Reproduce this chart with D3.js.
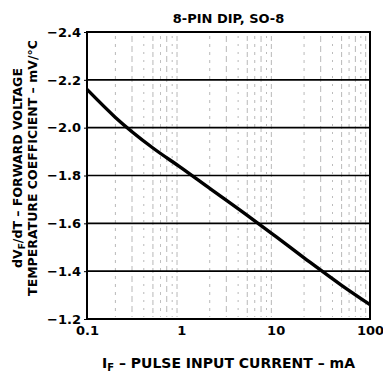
<!DOCTYPE html>
<html>
<head>
<meta charset="utf-8">
<script src="https://cdn.jsdelivr.net/npm/d3@7"></script>
<style>
  html, body { margin: 0; padding: 0; background: #fff; }
  svg { display: block; }
  text { font-family: "DejaVu Sans", "Liberation Sans", Arial, sans-serif; font-weight: bold; fill: #000; }
</style>
</head>
<body>
<svg id="chart" width="383" height="375"></svg>
<script>
// Forward current (mA) and temperature coefficient of forward voltage (mV/°C)
const currentMA = [0.1, 0.2, 0.5, 1, 2, 5, 10, 20, 50, 100];
const coeffMV = [-2.16, -2.043, -1.915, -1.832, -1.746, -1.633, -1.545, -1.456, -1.341, -1.26];

const yTicks = [-2.4, -2.2, -2.0, -1.8, -1.6, -1.4, -1.2];
const xTicks = [0.1, 1, 10, 100];
const xTickLabels = ["0.1", "1", "10", "100"];
const minorCurrents = [0.2, 0.3, 0.4, 0.5, 0.6, 0.7, 0.8, 0.9,
                       2, 3, 4, 5, 6, 7, 8, 9,
                       20, 30, 40, 50, 60, 70, 80, 90];

const svg = d3.select("#chart");
const m = { left: 87, right: 370, top: 32, bottom: 319 };

const x = d3.scaleLog().domain([0.1, 100]).range([m.left, m.right]);
const y = d3.scaleLinear().domain([-2.4, -1.2]).range([m.top, m.bottom]);

// faint broken vertical grid at minor decades
svg.append("g").selectAll("line").data(minorCurrents).join("line")
  .attr("x1", d => x(d)).attr("x2", d => x(d))
  .attr("y1", m.top + 4).attr("y2", m.bottom - 2)
  .attr("stroke", "#8a8a8a").attr("stroke-width", 0.8)
  .attr("stroke-dasharray", (d, i) => ["3,5", "6,4", "2,6", "5,3"][i % 4])
  .attr("opacity", 0.75);

// horizontal grid lines
svg.append("g").selectAll("line").data(yTicks.slice(1, -1)).join("line")
  .attr("x1", m.left).attr("x2", m.right)
  .attr("y1", d => y(d)).attr("y2", d => y(d))
  .attr("stroke", "#000").attr("stroke-width", 1.6);

// frame
svg.append("rect")
  .attr("x", m.left).attr("y", m.top)
  .attr("width", m.right - m.left).attr("height", m.bottom - m.top)
  .attr("fill", "none").attr("stroke", "#000").attr("stroke-width", 2);

// y axis
const yAxis = d3.axisLeft(y).tickValues(yTicks).tickSize(3).tickPadding(3)
  .tickFormat(d3.format(".1f"));
const gy = svg.append("g").attr("transform", `translate(${m.left},0)`).call(yAxis);
gy.select(".domain").remove();
gy.selectAll("text").style("font-size", "13px").attr("font-family", null);

// x axis
const xAxis = d3.axisBottom(x).tickValues(xTicks).tickSize(0).tickPadding(7)
  .tickFormat((d, i) => xTickLabels[i]);
const gx = svg.append("g").attr("transform", `translate(0,${m.bottom})`).call(xAxis);
gx.select(".domain").remove();
gx.selectAll("text").style("font-size", "13px").attr("font-family", null);

// coefficient curve
const line = d3.line().x((d, i) => x(currentMA[i])).y(d => y(d)).curve(d3.curveMonotoneX);
svg.append("path").datum(coeffMV)
  .attr("d", line).attr("fill", "none")
  .attr("stroke", "#000").attr("stroke-width", 3.4).attr("stroke-linecap", "butt");

// title
svg.append("text").attr("x", (m.left + m.right) / 2).attr("y", 23)
  .attr("text-anchor", "middle").style("font-size", "13px")
  .text("8-PIN DIP, SO-8");

// x axis title
const xt = svg.append("text").attr("x", (m.left + m.right) / 2).attr("y", 368)
  .attr("text-anchor", "middle").style("font-size", "14px");
xt.append("tspan").text("I");
xt.append("tspan").attr("dy", 3).style("font-size", "10px").text("F");
xt.append("tspan").attr("dy", -3).text(" – PULSE INPUT CURRENT – mA");

// y axis title (two lines)
const cy = 168;
const yt1 = svg.append("text").attr("transform", `translate(22,${cy}) rotate(-90)`)
  .attr("text-anchor", "middle").style("font-size", "12.5px");
yt1.append("tspan").text("dV");
yt1.append("tspan").attr("dy", 3).style("font-size", "9px").text("F");
yt1.append("tspan").attr("dy", -3).text("/dT – FORWARD VOLTAGE");
svg.append("text").attr("transform", `translate(37,${cy}) rotate(-90)`)
  .attr("text-anchor", "middle").style("font-size", "12.5px")
  .text("TEMPERATURE COEFFICIENT – mV/°C");
</script>
</body>
</html>
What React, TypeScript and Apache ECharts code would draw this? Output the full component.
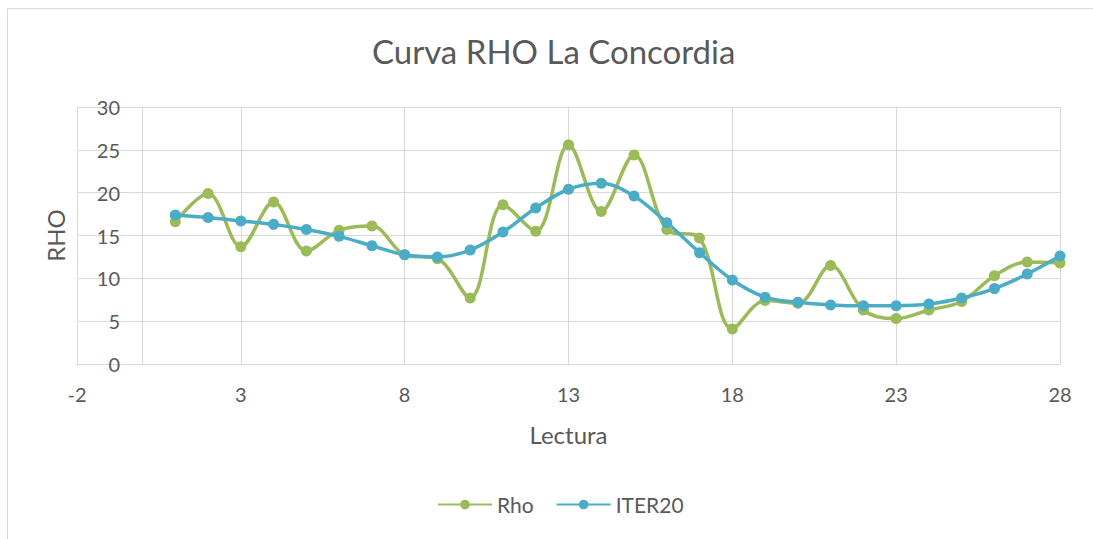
import React, { useEffect, useRef } from "react";
import * as echarts from "echarts";

const lectura = [1, 2, 3, 4, 5, 6, 7, 8, 9, 10, 11, 12, 13, 14, 15, 16, 17, 18, 19, 20, 21, 22, 23, 24, 25, 26, 27, 28];
const rho = [16.6, 19.9, 13.7, 18.9, 13.2, 15.6, 16.1, 12.75, 12.3, 7.7, 18.6, 15.5, 25.6, 17.8, 24.4, 15.7, 14.7, 4.1, 7.4, 7.1, 11.5, 6.3, 5.3, 6.3, 7.3, 10.3, 11.9, 11.8];
const iter20 = [17.4, 17.1, 16.7, 16.3, 15.7, 14.9, 13.8, 12.75, 12.5, 13.3, 15.4, 18.2, 20.4, 21.1, 19.6, 16.5, 13.0, 9.8, 7.8, 7.2, 6.9, 6.8, 6.8, 7.0, 7.7, 8.8, 10.5, 12.6];

const FONT = "Lato";
const TXT = "#595959";
const GRID = "#d9d9d9";

export default function App() {
  const ref = useRef<HTMLDivElement>(null);
  useEffect(() => {
    document.body.style.margin = "0";
    const chart = echarts.init(ref.current!, null, { renderer: "svg" });
    chart.setOption({
      animation: false,
      backgroundColor: "#fff",
      title: {
        text: "Curva RHO La Concordia",
        left: 367,
        top: 29,
        textStyle: { fontFamily: FONT, fontSize: 33, fontWeight: "normal", color: TXT },
      },
      legend: {
        left: 432,
        top: 489,
        itemWidth: 54,
        itemHeight: 12,
        itemGap: 22,
        textStyle: { fontFamily: FONT, fontSize: 21, color: TXT },
        data: ["Rho", "ITER20"],
      },
      grid: { left: 77, right: 33, top: 107, bottom: 175, containLabel: false, outerBoundsMode: "none" },
      xAxis: {
        type: "value",
        min: -2,
        max: 28,
        interval: 5,
        name: "Lectura",
        nameLocation: "middle",
        nameGap: 58,
        nameTextStyle: { fontFamily: FONT, fontSize: 24, color: TXT },
        axisLine: { show: true, lineStyle: { color: GRID, width: 1 } },
        axisTick: { show: false },
        axisLabel: { fontFamily: FONT, fontSize: 20, color: TXT, margin: 20 },
        splitLine: { show: true, lineStyle: { color: GRID, width: 1 } },
      },
      yAxis: {
        type: "value",
        min: 0,
        max: 30,
        interval: 5,
        name: "RHO",
        nameLocation: "middle",
        nameGap: 10,
        nameTextStyle: { fontFamily: FONT, fontSize: 24, color: TXT },
        axisLine: { show: true, onZero: true, lineStyle: { color: GRID, width: 1 } },
        axisTick: { show: false },
        axisLabel: { fontFamily: FONT, fontSize: 20, color: TXT, margin: -43 },
        splitLine: { show: true, lineStyle: { color: GRID, width: 1 } },
      },
      graphic: [
        { type: "line", shape: { x1: 7.5, y1: 8.5, x2: 1093, y2: 8.5 }, style: { stroke: GRID, lineWidth: 1 } },
        { type: "line", shape: { x1: 7.5, y1: 8.5, x2: 7.5, y2: 539 }, style: { stroke: GRID, lineWidth: 1 } },
      ],
      series: [
        {
          name: "Rho",
          type: "line",
          smooth: 0.35,
          data: lectura.map((x, i) => [x, rho[i]]),
          symbol: "circle",
          symbolSize: 11,
          itemStyle: { color: "#9BBB59" },
          lineStyle: { color: "#9BBB59", width: 3.5 },
        },
        {
          name: "ITER20",
          type: "line",
          smooth: 0.35,
          data: lectura.map((x, i) => [x, iter20[i]]),
          symbol: "circle",
          symbolSize: 11,
          itemStyle: { color: "#4BACC6" },
          lineStyle: { color: "#4BACC6", width: 3.5 },
        },
      ],
    });
    return () => chart.dispose();
  }, []);
  return <div ref={ref} style={{ width: 1093, height: 539 }} />;
}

┄┄┄┄┄┄┄┄┄┄┄┄┄┄┄┄┄┄┄┄

Reproduce the material above from its first line through the line containing "d3.scaleLinear().domain([-2.4, -1.2]).range([m.top, m.bottom]);", both ends included, and skip every picture.

| SOLUTION BELOW |
Reproduce this chart with D3.js.
<!DOCTYPE html>
<html>
<head>
<meta charset="utf-8">
<script src="https://cdn.jsdelivr.net/npm/d3@7"></script>
<style>
  html, body { margin: 0; padding: 0; background: #fff; }
  svg { display: block; }
  text { font-family: "DejaVu Sans", "Liberation Sans", Arial, sans-serif; font-weight: bold; fill: #000; }
</style>
</head>
<body>
<svg id="chart" width="383" height="375"></svg>
<script>
// Forward current (mA) and temperature coefficient of forward voltage (mV/°C)
const currentMA = [0.1, 0.2, 0.5, 1, 2, 5, 10, 20, 50, 100];
const coeffMV = [-2.16, -2.043, -1.915, -1.832, -1.746, -1.633, -1.545, -1.456, -1.341, -1.26];

const yTicks = [-2.4, -2.2, -2.0, -1.8, -1.6, -1.4, -1.2];
const xTicks = [0.1, 1, 10, 100];
const xTickLabels = ["0.1", "1", "10", "100"];
const minorCurrents = [0.2, 0.3, 0.4, 0.5, 0.6, 0.7, 0.8, 0.9,
                       2, 3, 4, 5, 6, 7, 8, 9,
                       20, 30, 40, 50, 60, 70, 80, 90];

const svg = d3.select("#chart");
const m = { left: 87, right: 370, top: 32, bottom: 319 };

const x = d3.scaleLog().domain([0.1, 100]).range([m.left, m.right]);
const y = d3.scaleLinear().domain([-2.4, -1.2]).range([m.top, m.bottom]);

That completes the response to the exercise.